In my last post I addressed the essential quality of consistency for academic library leaders. Someone looking at the title of today’s post might reasonably ask: “Isn’t reliability just a synonym for consistency (and, for that matter, dependability)?” And the answer is: “Almost, but not quite.” Certainly a leader who is reliable will be consistent (and dependable), but a leader who is consistent may or may not be reliable in the ways that matter most.
Confused yet? I might be too, but I don’t think I am. Let me try to unpack this distinction and explain why I think it matters — and why reliability deserves its own, separate discussion.
Consistency is, most basically, the quality of doing the same things in the same way over time. For library leaders, consistency is manifested — in a good way — when they apply rules and policies the same way to everyone, when they don’t let their shifting moods guide their decision-making, etc. But the fact is that consistent leaders can be bad leaders, and their consistency can contribute to their failings if what they are consistent at doing are bad things, or good things in the wrong way.
Consistency, in other words, is essentially value-neutral. A leader can be consistently unfair or consistently fair; a leader can be consistently volatile, or consistently calm and measured. My post on the importance of consistency focused on the salutary manifestations of consistency among leaders, but consistency doesn’t have to be positive.
It seems to me that reliability, on the other hand, carries more of a normative vibe: a leader who can be relied upon is more than just a leader whose behavior can be predicted.
Library employees absolutely crave leaders who are reliable. Managers need to know that, for example, when they carry out a directive from library leadership and someone in their managerial downline gets upset and goes over their head to the library’s leadership, the leadership will back them up rather than cave to the pressure of an unhappy employee. Managers who don’t have that confidence in the library’s leader will not only be very reluctant to carry out policies and directives that they expect will be unpopular, but they will also constantly feel trapped between the library’s expressed, formal rules and the unexpressed, real-world rules that undermine them.

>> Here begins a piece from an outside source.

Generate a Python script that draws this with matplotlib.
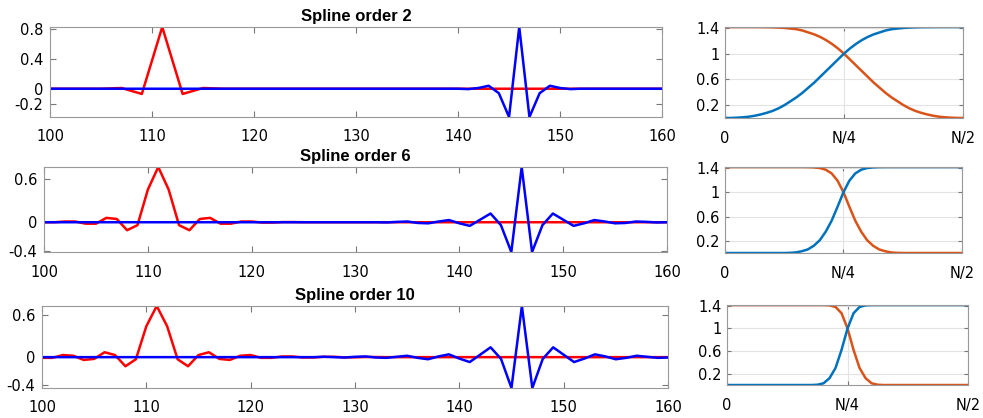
import numpy as np
import matplotlib.pyplot as plt

plt.rcParams['font.family'] = ['DejaVu Sans']
plt.rcParams['axes.unicode_minus'] = False

# ---- left panels: samples at integer positions 100..160 ----
x_left = np.arange(100, 161)

# spline order 2
red_2 = [0, 0, 0, 0, 0, 0, 0.005, 0.01, -0.03, -0.07,
         0.38, 0.83, 0.38, -0.07, -0.03, 0.01, 0.005, 0, 0, 0,
         0, 0, 0, 0, 0, 0, 0, 0, 0, 0,
         0, 0, 0, 0, 0, 0, 0, 0, 0, 0,
         0, 0, 0, 0, 0, 0, 0, 0, 0, 0,
         0, 0, 0, 0, 0, 0, 0, 0, 0, 0, 0]
blue_2 = [0, 0, 0, 0, 0, 0, 0, 0, 0, 0,
          0, 0, 0, 0, 0, 0, 0, 0, 0, 0,
          0, 0, 0, 0, 0, 0, 0, 0, 0, 0,
          0, 0, 0, 0, 0, 0, 0, 0, 0, 0,
          0, -0.005, 0.01, 0.04, -0.06, -0.38, 0.83, -0.38, -0.06, 0.04,
          0.01, -0.005, 0, 0, 0, 0, 0, 0, 0, 0, 0]

# spline order 6
red_6 = [0, 0, 0.01, 0.01, -0.02, -0.02, 0.06, 0.045, -0.11, -0.04,
         0.45, 0.76, 0.45, -0.04, -0.11, 0.045, 0.06, -0.02, -0.02, 0.01,
         0.01, -0.005, -0.005, 0.002, 0.002, 0, 0, 0, 0, 0,
         0, 0, 0, 0, 0, 0, 0, 0, 0, 0,
         0, 0, 0, 0, 0, 0, 0, 0, 0, 0,
         0, 0, 0, 0, 0, 0, 0, 0, 0, 0, 0]
blue_6 = [0, 0, 0, 0, 0, 0, 0, 0, 0, 0,
          0, 0, 0, 0, 0, 0, 0, 0, 0, 0,
          0, 0, 0, 0, 0, 0, 0, 0, 0, 0,
          0, 0, 0, -0.003, 0.005, 0.01, -0.01, -0.015, 0.01, 0.03,
          -0.015, -0.05, 0.035, 0.12, -0.04, -0.41, 0.76, -0.41, -0.04, 0.12,
          0.035, -0.05, -0.015, 0.03, 0.01, -0.015, -0.01, 0.01, 0.005, -0.003, 0]

# spline order 10
red_10 = [-0.01, -0.01, 0.03, 0.02, -0.04, -0.025, 0.07, 0.03, -0.13, -0.03,
          0.44, 0.73, 0.44, -0.03, -0.13, 0.03, 0.07, -0.025, -0.04, 0.02,
          0.03, -0.01, -0.01, 0.01, 0.01, -0.005, -0.005, 0.005, 0.005, -0.003,
          -0.003, 0.002, 0.002, 0, 0, 0, 0, 0, 0, 0,
          0, 0, 0, 0, 0, 0, 0, 0, 0, 0,
          0, 0, 0, 0, 0, 0, 0, 0, 0, 0, 0]
blue_10 = [0, 0, 0, 0, 0, 0, 0, 0, 0, 0,
           0, 0, 0, 0, 0, 0, 0, 0, 0, 0,
           0, 0, 0, 0, 0, 0, 0, 0.005, 0, -0.005,
           0.005, 0.01, -0.005, -0.01, 0.005, 0.02, -0.01, -0.03, 0.01, 0.04,
           -0.02, -0.07, 0.035, 0.14, -0.025, -0.44, 0.73, -0.44, -0.025, 0.14,
           0.035, -0.07, -0.02, 0.04, 0.01, -0.03, -0.01, 0.02, 0.005, -0.01, -0.005]

# ---- right panels: windows over 0..N/2 ----
x_right = np.linspace(0, 1, 41)

rise_2 = [0, 0.001, 0.005, 0.011, 0.02, 0.035, 0.055, 0.08, 0.11, 0.15,
          0.2, 0.26, 0.32, 0.39, 0.47, 0.55, 0.64, 0.73, 0.82, 0.91,
          1.0, 1.08, 1.15, 1.21, 1.26, 1.30, 1.33, 1.36, 1.38, 1.39,
          1.40, 1.406, 1.41, 1.412, 1.413, 1.4138, 1.4141, 1.4142, 1.4142, 1.4142, 1.4142]
fall_2 = [1.4142, 1.4142, 1.4142, 1.4142, 1.4141, 1.4138, 1.413, 1.412, 1.41, 1.406,
          1.40, 1.39, 1.38, 1.36, 1.33, 1.30, 1.26, 1.21, 1.15, 1.08,
          1.0, 0.91, 0.82, 0.73, 0.64, 0.55, 0.47, 0.39, 0.32, 0.26,
          0.2, 0.15, 0.11, 0.08, 0.055, 0.035, 0.02, 0.011, 0.005, 0.001, 0]

rise_6 = [0, 0, 0, 0, 0, 0, 0, 0, 0, 0,
          0, 0.003, 0.01, 0.03, 0.06, 0.12, 0.21, 0.35, 0.53, 0.76,
          1.0, 1.19, 1.31, 1.37, 1.398, 1.409, 1.413, 1.4142, 1.4142, 1.4142,
          1.4142, 1.4142, 1.4142, 1.4142, 1.4142, 1.4142, 1.4142, 1.4142, 1.4142, 1.4142, 1.4142]
fall_6 = [1.4142, 1.4142, 1.4142, 1.4142, 1.4142, 1.4142, 1.4142, 1.4142, 1.4142, 1.4142,
          1.4142, 1.4142, 1.4142, 1.4142, 1.413, 1.409, 1.398, 1.37, 1.31, 1.19,
          1.0, 0.76, 0.53, 0.35, 0.21, 0.12, 0.06, 0.03, 0.01, 0.003,
          0, 0, 0, 0, 0, 0, 0, 0, 0, 0, 0]

rise_10 = [0, 0, 0, 0, 0, 0, 0, 0, 0, 0,
           0, 0, 0, 0, 0, 0.005, 0.03, 0.12, 0.3, 0.62,
           1.0, 1.27, 1.38, 1.409, 1.4139, 1.4142, 1.4142, 1.4142, 1.4142, 1.4142,
           1.4142, 1.4142, 1.4142, 1.4142, 1.4142, 1.4142, 1.4142, 1.4142, 1.4142, 1.4142, 1.4142]
fall_10 = [1.4142, 1.4142, 1.4142, 1.4142, 1.4142, 1.4142, 1.4142, 1.4142, 1.4142, 1.4142,
           1.4142, 1.4142, 1.4142, 1.4142, 1.4142, 1.4142, 1.4139, 1.409, 1.38, 1.27,
           1.0, 0.62, 0.3, 0.12, 0.03, 0.005, 0, 0, 0, 0,
           0, 0, 0, 0, 0, 0, 0, 0, 0, 0, 0]

orders = ['2', '6', '10']
left_series = [(red_2, blue_2), (red_6, blue_6), (red_10, blue_10)]
right_series = [(rise_2, fall_2), (rise_6, fall_6), (rise_10, fall_10)]
left_yticks = [[-0.2, 0, 0.4, 0.8], [-0.4, 0, 0.6], [-0.4, 0, 0.6]]
left_ylabels = [['-0.2', '0', '0.4', '0.8'], ['-0.4', '0', '0.6'], ['-0.4', '0', '0.6']]

left_boxes = [[0.0509, 0.7201, 0.6226, 0.2153],
              [0.0448, 0.3971, 0.6338, 0.2033],
              [0.0427, 0.0718, 0.6368, 0.1962]]
right_boxes = [[0.7375, 0.7177, 0.2421, 0.2177],
               [0.7375, 0.3947, 0.2411, 0.2057],
               [0.7396, 0.0789, 0.2452, 0.1914]]

fig = plt.figure(figsize=(9.83, 4.18), dpi=100)

for k in range(3):
    red, blue = left_series[k]
    ax = fig.add_axes(left_boxes[k])
    ax.plot(x_left, red, color='#ff0000', lw=1.8)
    ax.plot(x_left, blue, color='#0000ff', lw=1.8)
    lo = min(min(red), min(blue))
    hi = max(max(red), max(blue))
    ax.set_xlim(100, 160)
    ax.set_ylim(lo, hi)
    ax.set_xticks(np.arange(100, 161, 10))
    ax.set_yticks(left_yticks[k])
    ax.set_yticklabels(left_ylabels[k])
    ax.tick_params(direction='in', top=True, right=True, length=4, width=0.8,
                   color='#777777', labelsize=10.5)
    ax.tick_params(axis='x', pad=9)
    ax.tick_params(axis='y', pad=5)
    for s in ax.spines.values():
        s.set_color('#999999')
    ax.set_title('Spline order ' + orders[k], fontsize=12, fontweight='bold',
                 family='Liberation Sans', pad=4)

    rise, fall = right_series[k]
    ax2 = fig.add_axes(right_boxes[k])
    ax2.plot(x_right, fall, color='#D95319', lw=1.8)
    ax2.plot(x_right, rise, color='#0072BD', lw=1.8)
    ax2.set_xlim(0, 1)
    ax2.set_ylim(0, 1.4142)
    ax2.set_xticks([0, 0.5, 1])
    ax2.set_xticklabels(['0', 'N/4', 'N/2'])
    ax2.set_yticks([0.2, 0.6, 1, 1.4])
    ax2.set_yticklabels(['0.2', '0.6', '1', '1.4'])
    ax2.grid(True, color='#e3e3e3', lw=0.8)
    ax2.tick_params(direction='in', top=True, right=True, length=3, width=0.8,
                    color='#777777', labelsize=10.5)
    ax2.tick_params(axis='x', pad=9)
    ax2.tick_params(axis='y', pad=4)
    for s in ax2.spines.values():
        s.set_color('#999999')

fig.savefig('out.png', dpi=100)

And it’s not just managers. Let’s consider another situation: imagine a library staff employee who works at a service desk, and has made a patron angry by enforcing a rule that says you can’t renew a book more than three times when other patrons are waiting to check it out. If the patron threatens to bring his complaint to the library director, that staffer needs to be able to count on her leader to back her up. If she has reason to believe that the director will buckle under an onslaught of vituperative complaint from the patron, she won’t have the confidence to enforce the rule. Worse, she won’t know which rules she can confidently apply and which ones she can’t.
Now, this does bring up an important caveat. As a library leader, there may in reality be times when you genuinely do need to override a library employee’s decision. How do you do that without undermining their sense of you as someone they can count on?
I’ll propose two answers to that question:
First, it comes down to principle. Earlier this year I discussed the issue of making exceptions, and proposed a question that should always be asked when you or your team are contemplating making an exception to a rule or policy: What clear and fair principle would we be applying in a consistent way if we were to decide to grant this exception? If you find yourself feeling the need to override the decision of someone in your library, a slight variation on that question would be helpful: What clear and fair principle am I applying in a consistent way in deciding to override my employee’s decision or action? If you can answer that question, you’re ready to have a fruitful and constructive conversation with the employee whose decision you overrode. Of course, they may or may not accept your explanation, which leads to the second answer:
You will never be able to make everyone feel like they can rely on you. The reality is that some people will feel like you’re unreliable because your decisions don’t go their way, or because your priorities aren’t their priorities. This is one of those areas of leadership in which it’s essential to manage a pretty difficult balance: you need to care what your people feel, but you can’t let your decision-making be driven by how they feel.
Figuring out that balance is the work of a lifetime.